We were having one of those conversations about the decline of moral standards, the dilution of the notion of professionalism and suchlike, when the topic of free-pitching raised itself. My new year resolution is to avoid adding to the great debate, but not before noting that all of us know honourable and talented designers who have free-pitched. The more repulsive of them cite in justification the pressing need to buy their kids shoes. The rest shrug and point out that everybody does it.

There seems to be a parallel here with heroin addiction. Except that in this case it’s the suppliers who’ve got hooked on the heady drug of getting ideas free from stupid designers. If, as rather a lot of people do, you take the view that the solution to drug-related crime is to decriminalise drug taking, maybe we should attempt to decriminalise free-pitching, metaphorically that is.

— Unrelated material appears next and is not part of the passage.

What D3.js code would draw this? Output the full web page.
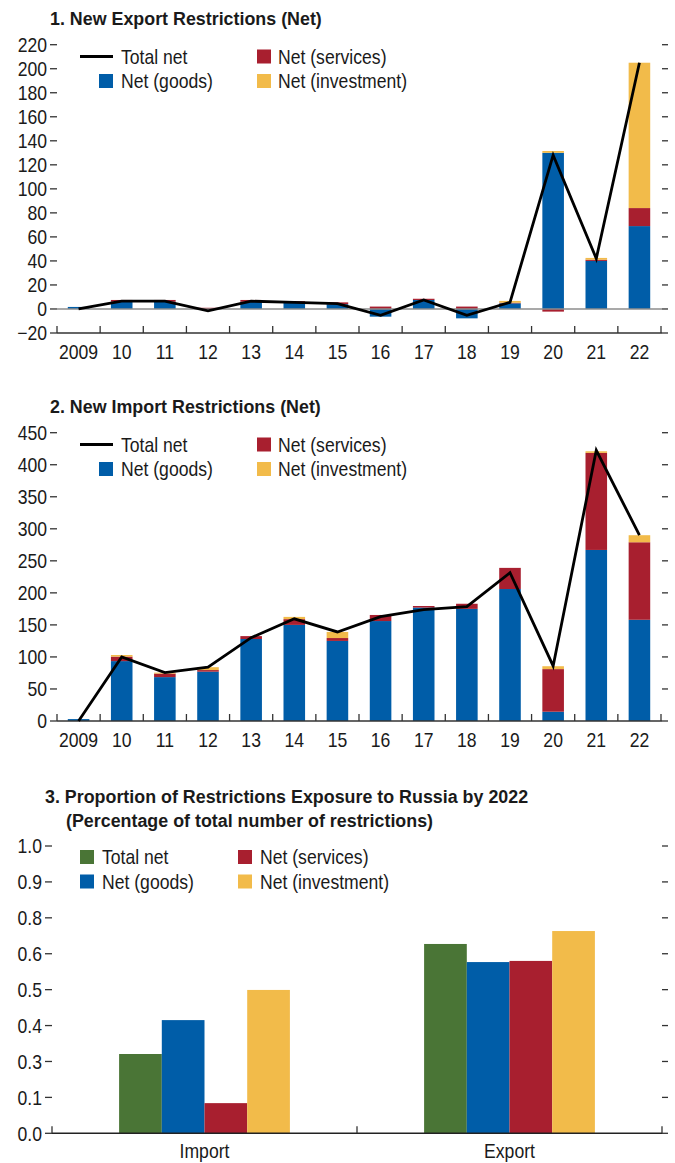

Glamorous Personality Award

Coming across a newly slim, de-moustachioed Rodney Cooper of BDP at the Knoll bash last month, I was reminded that Design Week gave up its Best-Dressed Designer contest a few years back because of the inevitability of him winning it. I thought instead I’d establish an award for the people who have most conspicuously contributed to the pleasure of working in this trade. Nuttiness, creativity, and good humour are top of the list and Cooper is banned for the first three years. So the 1995 awards go to Dovetail’s utterly amiable Paul Reeves and to that wonderful Janet Turner at Concord. Congratulations to them both and Happy New Year.